» **TASK DIRECTIONS**: Retype all of the listing exactly, passing over any picture you find.

» **INFORMATION PROVIDED**:
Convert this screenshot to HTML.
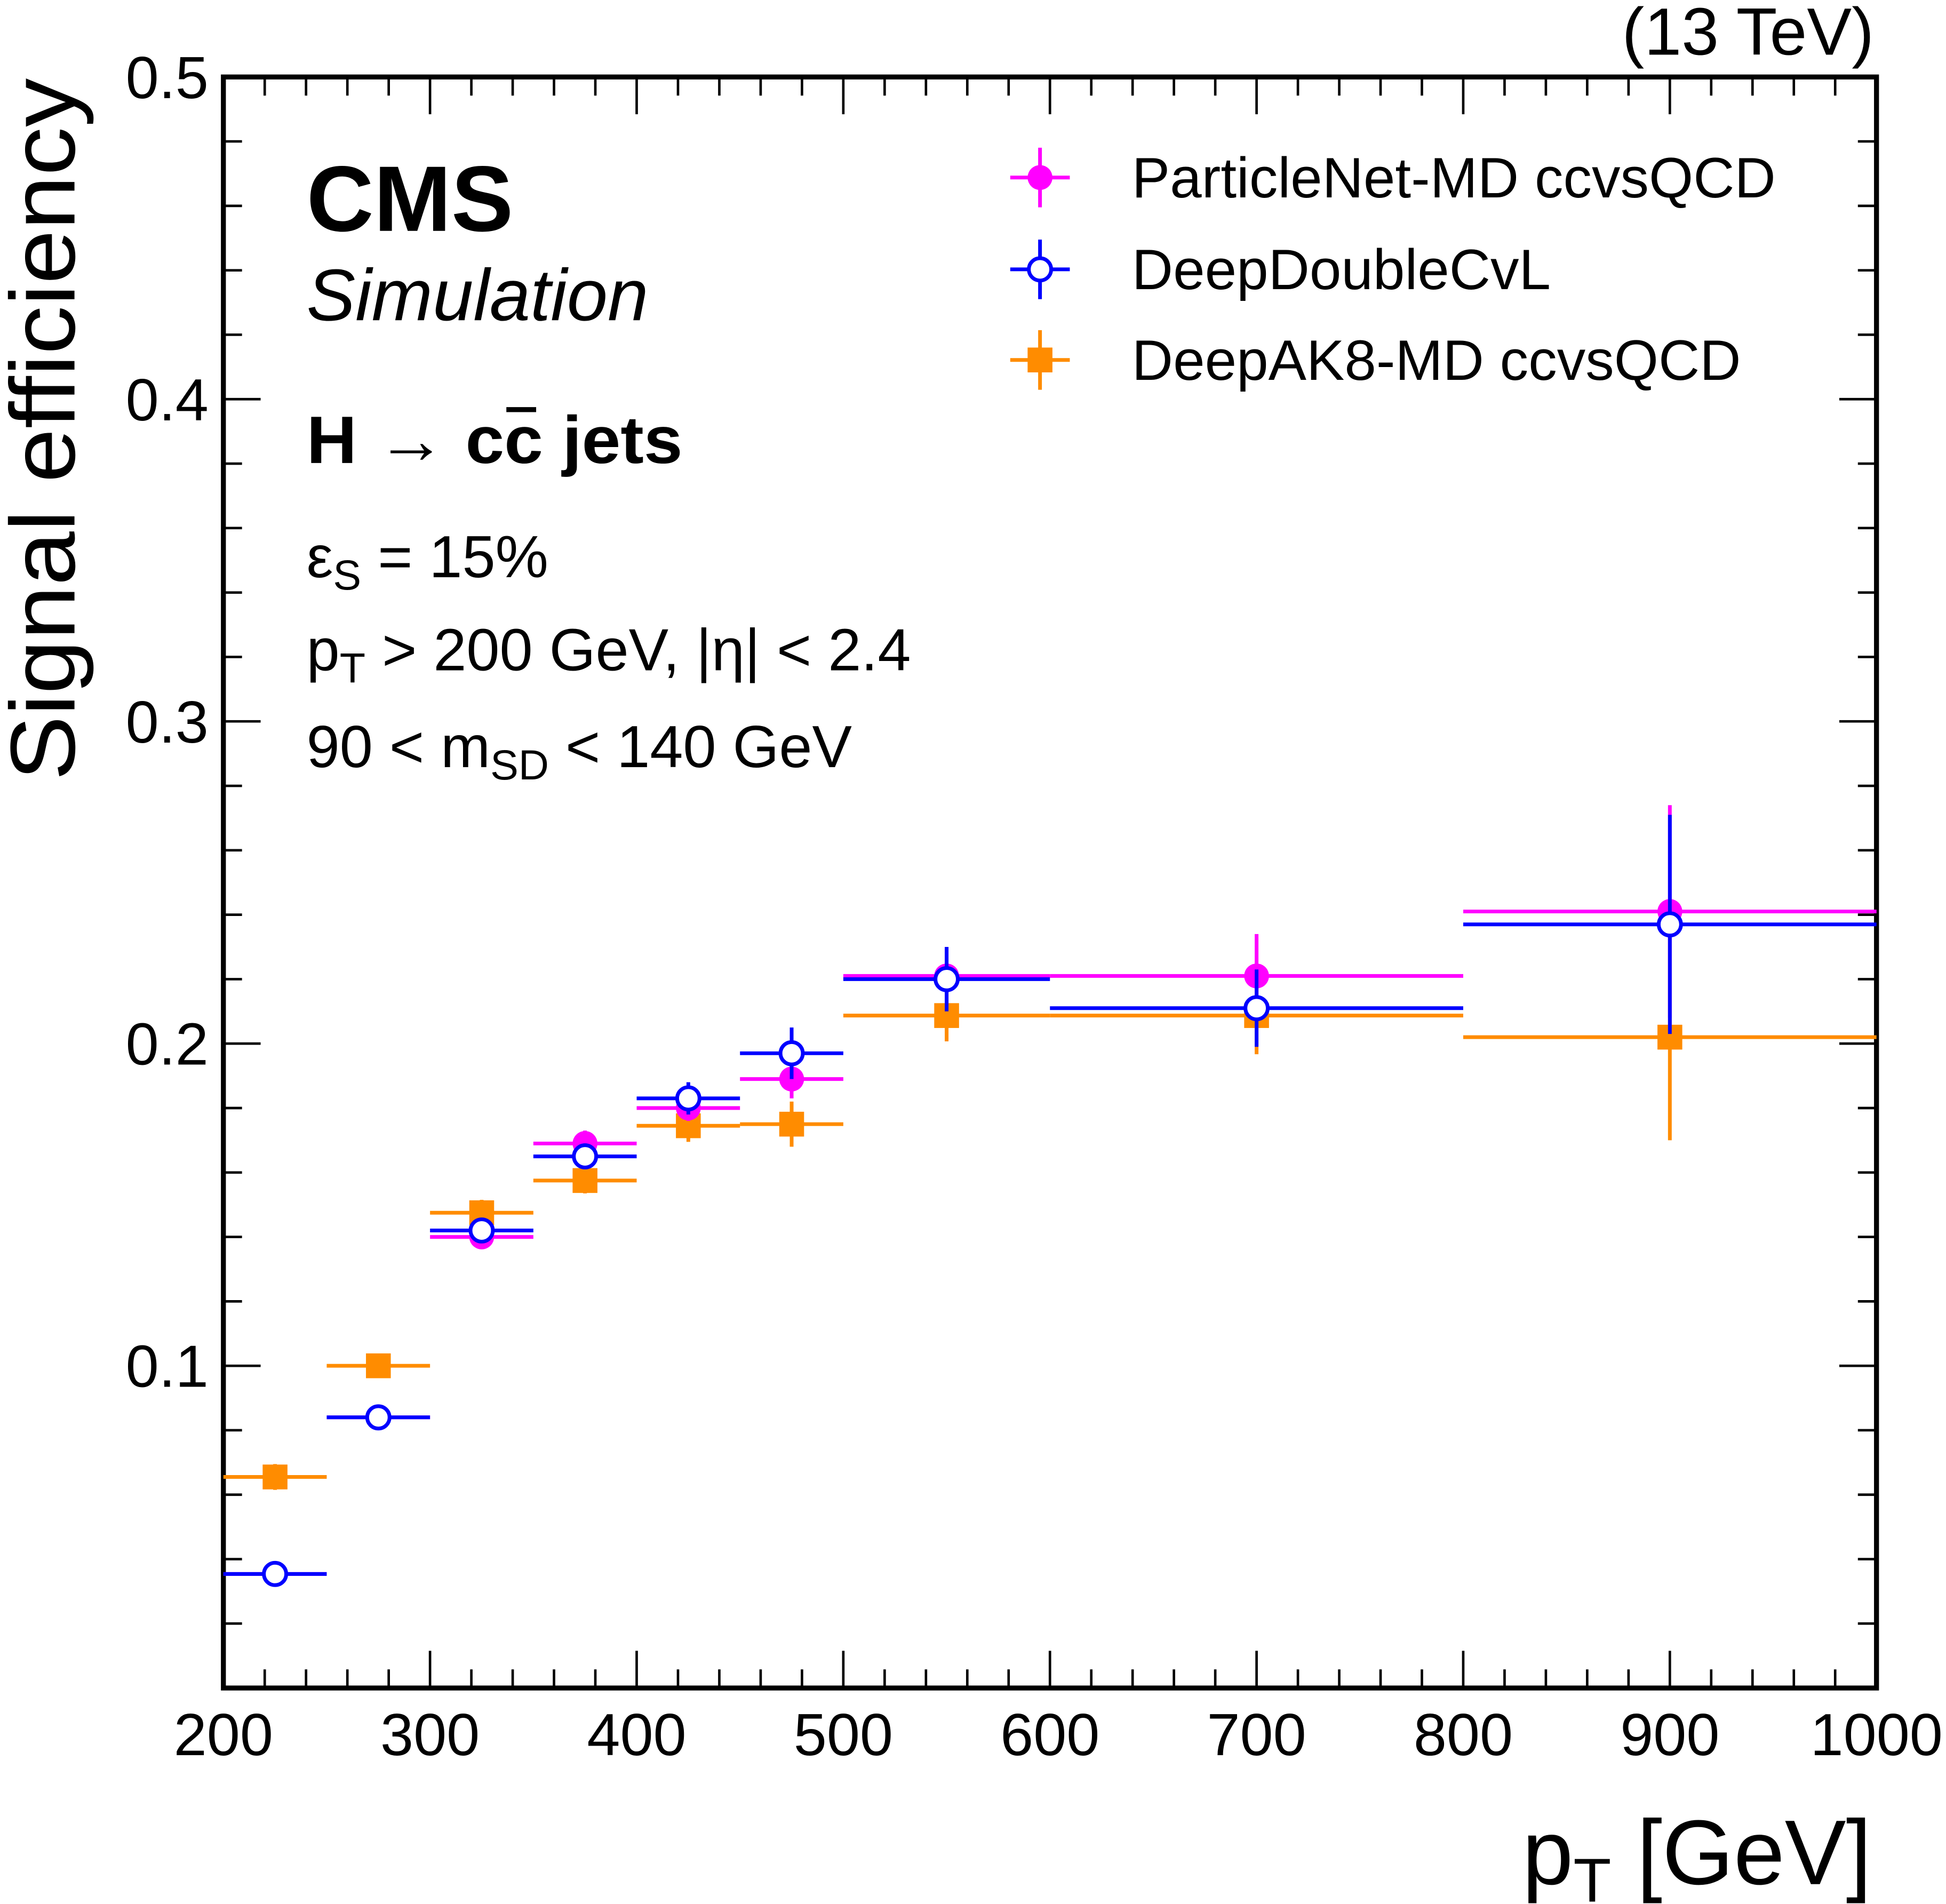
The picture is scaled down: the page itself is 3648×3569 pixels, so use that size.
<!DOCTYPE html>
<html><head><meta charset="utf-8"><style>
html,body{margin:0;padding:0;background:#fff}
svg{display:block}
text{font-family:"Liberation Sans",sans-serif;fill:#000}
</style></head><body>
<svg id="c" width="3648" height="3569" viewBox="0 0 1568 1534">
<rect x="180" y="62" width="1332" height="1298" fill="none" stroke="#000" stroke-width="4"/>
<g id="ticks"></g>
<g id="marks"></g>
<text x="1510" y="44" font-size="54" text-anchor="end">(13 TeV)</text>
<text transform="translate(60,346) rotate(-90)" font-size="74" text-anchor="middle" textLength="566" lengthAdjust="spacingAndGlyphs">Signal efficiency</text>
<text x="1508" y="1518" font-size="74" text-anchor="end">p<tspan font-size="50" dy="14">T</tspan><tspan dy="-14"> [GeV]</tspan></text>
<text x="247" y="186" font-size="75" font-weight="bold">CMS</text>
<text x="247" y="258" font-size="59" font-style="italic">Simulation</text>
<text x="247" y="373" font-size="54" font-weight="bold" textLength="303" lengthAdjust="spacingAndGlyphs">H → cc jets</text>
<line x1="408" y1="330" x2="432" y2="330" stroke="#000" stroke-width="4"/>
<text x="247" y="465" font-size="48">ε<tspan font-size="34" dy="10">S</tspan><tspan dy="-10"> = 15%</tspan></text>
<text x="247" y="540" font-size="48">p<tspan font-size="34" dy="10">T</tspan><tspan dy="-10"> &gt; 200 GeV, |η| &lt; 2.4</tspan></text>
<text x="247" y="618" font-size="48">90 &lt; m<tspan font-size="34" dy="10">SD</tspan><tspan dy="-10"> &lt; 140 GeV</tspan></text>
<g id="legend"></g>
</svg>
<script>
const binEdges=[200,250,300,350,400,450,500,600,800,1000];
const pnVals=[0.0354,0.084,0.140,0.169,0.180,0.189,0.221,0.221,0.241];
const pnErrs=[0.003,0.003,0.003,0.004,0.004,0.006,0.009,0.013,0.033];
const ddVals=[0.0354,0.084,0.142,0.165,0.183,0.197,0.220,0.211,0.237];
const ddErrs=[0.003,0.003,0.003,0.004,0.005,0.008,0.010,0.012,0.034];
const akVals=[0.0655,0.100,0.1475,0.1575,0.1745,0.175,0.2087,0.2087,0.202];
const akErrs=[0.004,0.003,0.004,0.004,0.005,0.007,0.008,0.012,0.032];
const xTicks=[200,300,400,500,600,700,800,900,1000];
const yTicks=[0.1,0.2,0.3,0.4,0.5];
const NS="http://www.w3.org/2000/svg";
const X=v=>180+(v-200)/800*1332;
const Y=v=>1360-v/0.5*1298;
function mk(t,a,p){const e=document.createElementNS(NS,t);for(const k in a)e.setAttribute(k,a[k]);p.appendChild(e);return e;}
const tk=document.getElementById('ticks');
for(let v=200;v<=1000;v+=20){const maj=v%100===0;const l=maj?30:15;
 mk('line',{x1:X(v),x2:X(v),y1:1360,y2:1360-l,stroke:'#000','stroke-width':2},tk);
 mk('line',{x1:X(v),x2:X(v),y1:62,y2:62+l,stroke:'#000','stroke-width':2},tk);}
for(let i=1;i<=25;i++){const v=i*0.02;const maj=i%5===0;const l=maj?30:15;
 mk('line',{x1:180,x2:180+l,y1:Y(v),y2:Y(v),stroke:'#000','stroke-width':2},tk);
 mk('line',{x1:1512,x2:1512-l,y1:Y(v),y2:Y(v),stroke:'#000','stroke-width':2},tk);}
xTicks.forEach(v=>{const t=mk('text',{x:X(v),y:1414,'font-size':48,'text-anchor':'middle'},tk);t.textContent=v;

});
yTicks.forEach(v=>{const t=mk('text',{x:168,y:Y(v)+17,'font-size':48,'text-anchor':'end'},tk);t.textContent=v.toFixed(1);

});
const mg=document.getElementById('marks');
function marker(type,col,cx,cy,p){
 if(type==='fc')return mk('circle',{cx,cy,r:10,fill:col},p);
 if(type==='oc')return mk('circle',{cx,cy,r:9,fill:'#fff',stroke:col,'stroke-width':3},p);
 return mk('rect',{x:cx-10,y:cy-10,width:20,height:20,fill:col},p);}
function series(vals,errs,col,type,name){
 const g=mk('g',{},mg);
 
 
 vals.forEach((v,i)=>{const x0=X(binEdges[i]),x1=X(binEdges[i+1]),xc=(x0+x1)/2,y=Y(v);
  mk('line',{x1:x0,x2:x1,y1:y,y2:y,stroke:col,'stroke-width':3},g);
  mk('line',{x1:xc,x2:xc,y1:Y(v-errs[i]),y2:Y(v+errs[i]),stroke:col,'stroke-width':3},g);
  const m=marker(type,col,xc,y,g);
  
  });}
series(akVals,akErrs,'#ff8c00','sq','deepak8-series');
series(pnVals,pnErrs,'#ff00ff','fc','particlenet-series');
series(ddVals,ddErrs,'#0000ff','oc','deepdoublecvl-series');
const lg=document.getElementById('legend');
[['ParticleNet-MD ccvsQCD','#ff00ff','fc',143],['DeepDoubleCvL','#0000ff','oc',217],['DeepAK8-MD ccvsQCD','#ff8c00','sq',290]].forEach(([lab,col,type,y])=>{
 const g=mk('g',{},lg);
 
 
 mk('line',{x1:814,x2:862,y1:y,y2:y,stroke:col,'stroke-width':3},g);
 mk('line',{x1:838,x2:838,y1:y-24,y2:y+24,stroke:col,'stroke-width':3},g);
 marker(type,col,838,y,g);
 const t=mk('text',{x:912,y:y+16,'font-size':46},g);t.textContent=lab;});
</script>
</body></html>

» **CORRECT ANSWER**:
Convert this screenshot to HTML.
The picture is scaled down: the page itself is 3648×3569 pixels, so use that size.
<!DOCTYPE html>
<html><head><meta charset="utf-8"><style>
html,body{margin:0;padding:0;background:#fff}
svg{display:block}
text{font-family:"Liberation Sans",sans-serif;fill:#000}
</style></head><body>
<svg id="c" width="3648" height="3569" viewBox="0 0 1568 1534">
<rect x="180" y="62" width="1332" height="1298" fill="none" stroke="#000" stroke-width="4"/>
<g id="ticks"></g>
<g id="marks"></g>
<text x="1510" y="44" font-size="54" text-anchor="end">(13 TeV)</text>
<text transform="translate(60,346) rotate(-90)" font-size="74" text-anchor="middle" textLength="566" lengthAdjust="spacingAndGlyphs">Signal efficiency</text>
<text x="1508" y="1518" font-size="74" text-anchor="end">p<tspan font-size="50" dy="14">T</tspan><tspan dy="-14"> [GeV]</tspan></text>
<text x="247" y="186" font-size="75" font-weight="bold">CMS</text>
<text x="247" y="258" font-size="59" font-style="italic">Simulation</text>
<text x="247" y="373" font-size="54" font-weight="bold" textLength="303" lengthAdjust="spacingAndGlyphs">H → cc jets</text>
<line x1="408" y1="330" x2="432" y2="330" stroke="#000" stroke-width="4"/>
<text x="247" y="465" font-size="48">ε<tspan font-size="34" dy="10">S</tspan><tspan dy="-10"> = 15%</tspan></text>
<text x="247" y="540" font-size="48">p<tspan font-size="34" dy="10">T</tspan><tspan dy="-10"> &gt; 200 GeV, |η| &lt; 2.4</tspan></text>
<text x="247" y="618" font-size="48">90 &lt; m<tspan font-size="34" dy="10">SD</tspan><tspan dy="-10"> &lt; 140 GeV</tspan></text>
<g id="legend"></g>
</svg>
<script>
const binEdges=[200,250,300,350,400,450,500,600,800,1000];
const pnVals=[0.0354,0.084,0.140,0.169,0.180,0.189,0.221,0.221,0.241];
const pnErrs=[0.003,0.003,0.003,0.004,0.004,0.006,0.009,0.013,0.033];
const ddVals=[0.0354,0.084,0.142,0.165,0.183,0.197,0.220,0.211,0.237];
const ddErrs=[0.003,0.003,0.003,0.004,0.005,0.008,0.010,0.012,0.034];
const akVals=[0.0655,0.100,0.1475,0.1575,0.1745,0.175,0.2087,0.2087,0.202];
const akErrs=[0.004,0.003,0.004,0.004,0.005,0.007,0.008,0.012,0.032];
const xTicks=[200,300,400,500,600,700,800,900,1000];
const yTicks=[0.1,0.2,0.3,0.4,0.5];
const NS="http://www.w3.org/2000/svg";
const X=v=>180+(v-200)/800*1332;
const Y=v=>1360-v/0.5*1298;
function mk(t,a,p){const e=document.createElementNS(NS,t);for(const k in a)e.setAttribute(k,a[k]);p.appendChild(e);return e;}
const tk=document.getElementById('ticks');
for(let v=200;v<=1000;v+=20){const maj=v%100===0;const l=maj?30:15;
 mk('line',{x1:X(v),x2:X(v),y1:1360,y2:1360-l,stroke:'#000','stroke-width':2},tk);
 mk('line',{x1:X(v),x2:X(v),y1:62,y2:62+l,stroke:'#000','stroke-width':2},tk);}
for(let i=1;i<=25;i++){const v=i*0.02;const maj=i%5===0;const l=maj?30:15;
 mk('line',{x1:180,x2:180+l,y1:Y(v),y2:Y(v),stroke:'#000','stroke-width':2},tk);
 mk('line',{x1:1512,x2:1512-l,y1:Y(v),y2:Y(v),stroke:'#000','stroke-width':2},tk);}
xTicks.forEach(v=>{const t=mk('text',{x:X(v),y:1414,'font-size':48,'text-anchor':'middle'},tk);t.textContent=v;

});
yTicks.forEach(v=>{const t=mk('text',{x:168,y:Y(v)+17,'font-size':48,'text-anchor':'end'},tk);t.textContent=v.toFixed(1);

});
const mg=document.getElementById('marks');
function marker(type,col,cx,cy,p){
 if(type==='fc')return mk('circle',{cx,cy,r:10,fill:col},p);
 if(type==='oc')return mk('circle',{cx,cy,r:9,fill:'#fff',stroke:col,'stroke-width':3},p);
 return mk('rect',{x:cx-10,y:cy-10,width:20,height:20,fill:col},p);}
function series(vals,errs,col,type,name){
 const g=mk('g',{},mg);
 
 
 vals.forEach((v,i)=>{const x0=X(binEdges[i]),x1=X(binEdges[i+1]),xc=(x0+x1)/2,y=Y(v);
  mk('line',{x1:x0,x2:x1,y1:y,y2:y,stroke:col,'stroke-width':3},g);
  mk('line',{x1:xc,x2:xc,y1:Y(v-errs[i]),y2:Y(v+errs[i]),stroke:col,'stroke-width':3},g);
  const m=marker(type,col,xc,y,g);
  
  });}
series(akVals,akErrs,'#ff8c00','sq','deepak8-series');
series(pnVals,pnErrs,'#ff00ff','fc','particlenet-series');
series(ddVals,ddErrs,'#0000ff','oc','deepdoublecvl-series');
const lg=document.getElementById('legend');
[['ParticleNet-MD ccvsQCD','#ff00ff','fc',143],['DeepDoubleCvL','#0000ff','oc',217],['DeepAK8-MD ccvsQCD','#ff8c00','sq',290]].forEach(([lab,col,type,y])=>{
 const g=mk('g',{},lg);
 
 
 mk('line',{x1:814,x2:862,y1:y,y2:y,stroke:col,'stroke-width':3},g);
 mk('line',{x1:838,x2:838,y1:y-24,y2:y+24,stroke:col,'stroke-width':3},g);
 marker(type,col,838,y,g);
 const t=mk('text',{x:912,y:y+16,'font-size':46},g);t.textContent=lab;});
</script>
</body></html>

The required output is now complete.